Balancing the goals of the criminal justice system of ensuring finality of decisions and of ensuring fairness and uniformity in individual cases, in Witt v. State, we addressed the question of the significance of a change in decisional law on the finality of a fully adjudicated capital case. We explained the nature of a change of law that would be considered in a capital case under Rule 3.850 and said that this change of law must emanate from this Court or the Supreme Court of the United States, must be constitutional in nature, and must constitute a development of fundamental significance. Lockett did not change the law of Florida. Thus, Cooper, if he wanted to claim that the trial court unduly restricted the introduction of evidence relevant to nonstatutory mitigating circumstances, should have raised this claim on direct appeal. Having failed to do so, he may not now raise this claim for the first time in a Rule 3.850 motion. Postconviction proceedings are not intended to afford defendant a second appeal of matters that were or could have been raised on direct appeal, and a defendant cannot argue on appeal the relevancy of evidence on one ground and then by collateral attack again argue the relevancy of that evidence on a different ground.[*]

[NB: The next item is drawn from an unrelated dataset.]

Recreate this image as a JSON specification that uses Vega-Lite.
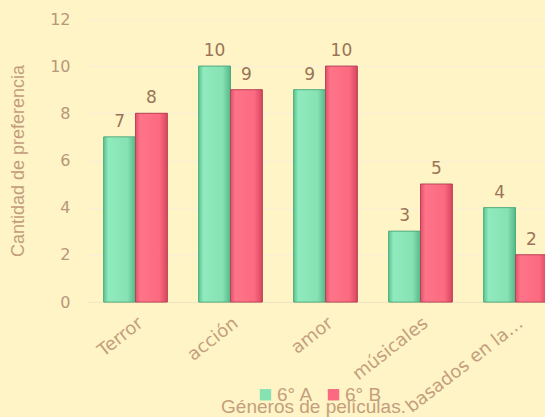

Accordingly, the trial court's denial of postconviction relief is affirmed.
It is so ordered.
ALDERMAN, C.J., and ADKINS, BOYD and EHRLICH, JJ., concur.
OVERTON and McDONALD, JJ., concur in conviction, but dissent from sentence.
NOTES
[*] We incidentally note that the trial court did in fact allow some testimony relevant to nonstatutory mitigating factors.